While most of the news coming out about draining the swamp is dealing with career political appointees operating outside the law within government agencies, this data has real-world, actionable ramifications. Public companies have shareholders, who suffer losses as these Silicon Valley firms get involved in partisan politics at the levels inferred by these actions.

Are the markets a tell on the midterms?

Are we seeing real-world exercises being conducted as a result of President Trump’s ongoing battle with the Deep State?

All of a sudden last week large institutional investors woke up and decided that the bull market was coming to an end and the Federal Reserve, which has been begging for the last decade to get the inflation rate close to 2 percent, discovered that runaway inflation was a real concern and said it would raise rates “aggressively” to combat it.

Now admittedly no market only rises with no corrections or pullbacks and it may be a little early to attribute the latest equity choppiness to anything more than profit taking and it being October, but the timing is curious.

The markets also have international concerns in Italy and China, which could be the contagion to hurt US growth and need to be watched carefully, but not to the degree we are seeing right now.

Trump did pick Fed chief Jerome Powell and he has reigned in the number of voices in the Fed speaking on the economy. Under ex-chief Janet Yellen it seemed even the maintenance staff at the Fed were allow to opine on monetary policy for TV audiences.

The President on Wednesday questioned the Fed’s rhetoric on inflation to reporters saying he thought it was crazy for Powell & Co. to be so aggressive in its stance on raising rates.

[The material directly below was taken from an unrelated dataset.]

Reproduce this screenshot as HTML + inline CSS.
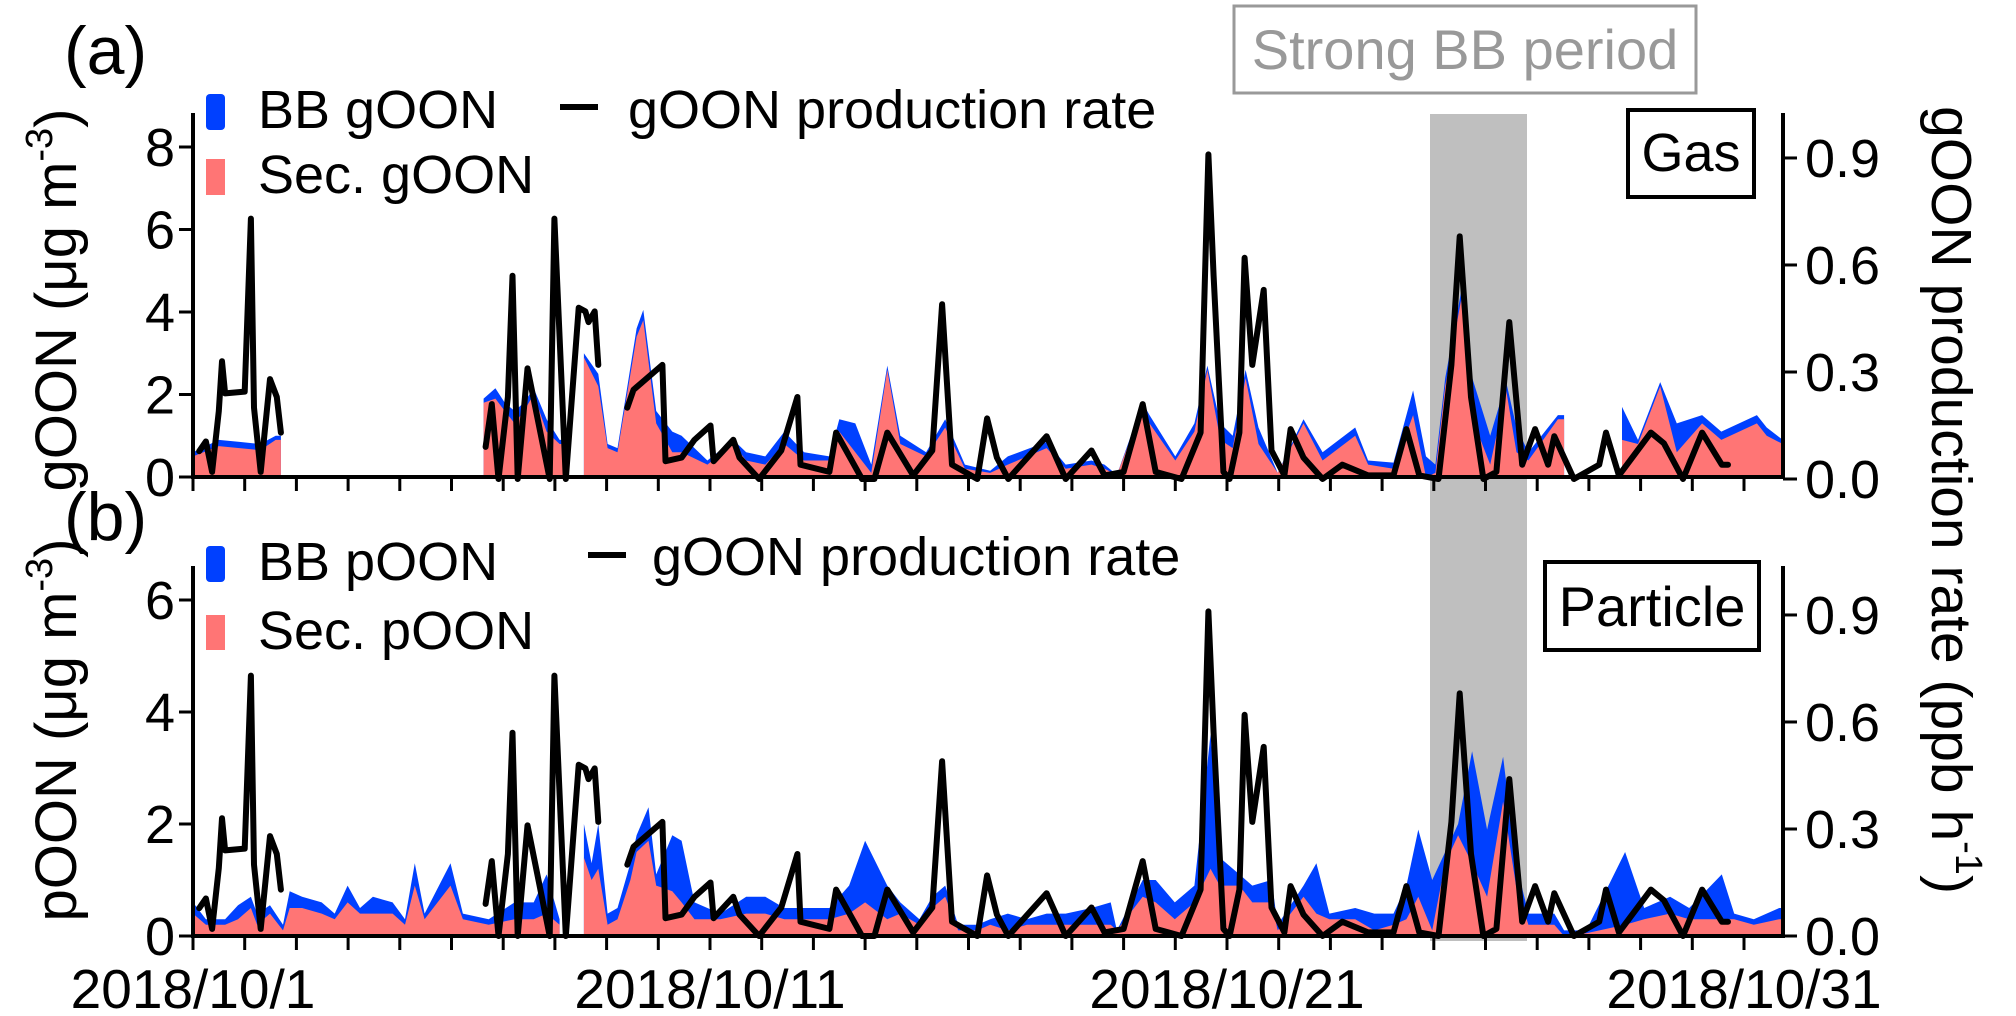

You see the Fed doesn’t really have to raise rates to curtail growth right now. The threat alone is enough to squeeze lenders into jacking up loan rates or to call in more questionable loans, which all dampen continuing growth. And as markets fall margin calls can steepen the decline as investors sell what they have to cover other bets.

So let’s keep an eye on this as the midterms near. I’m sure The President will have much to say should this sell off continue.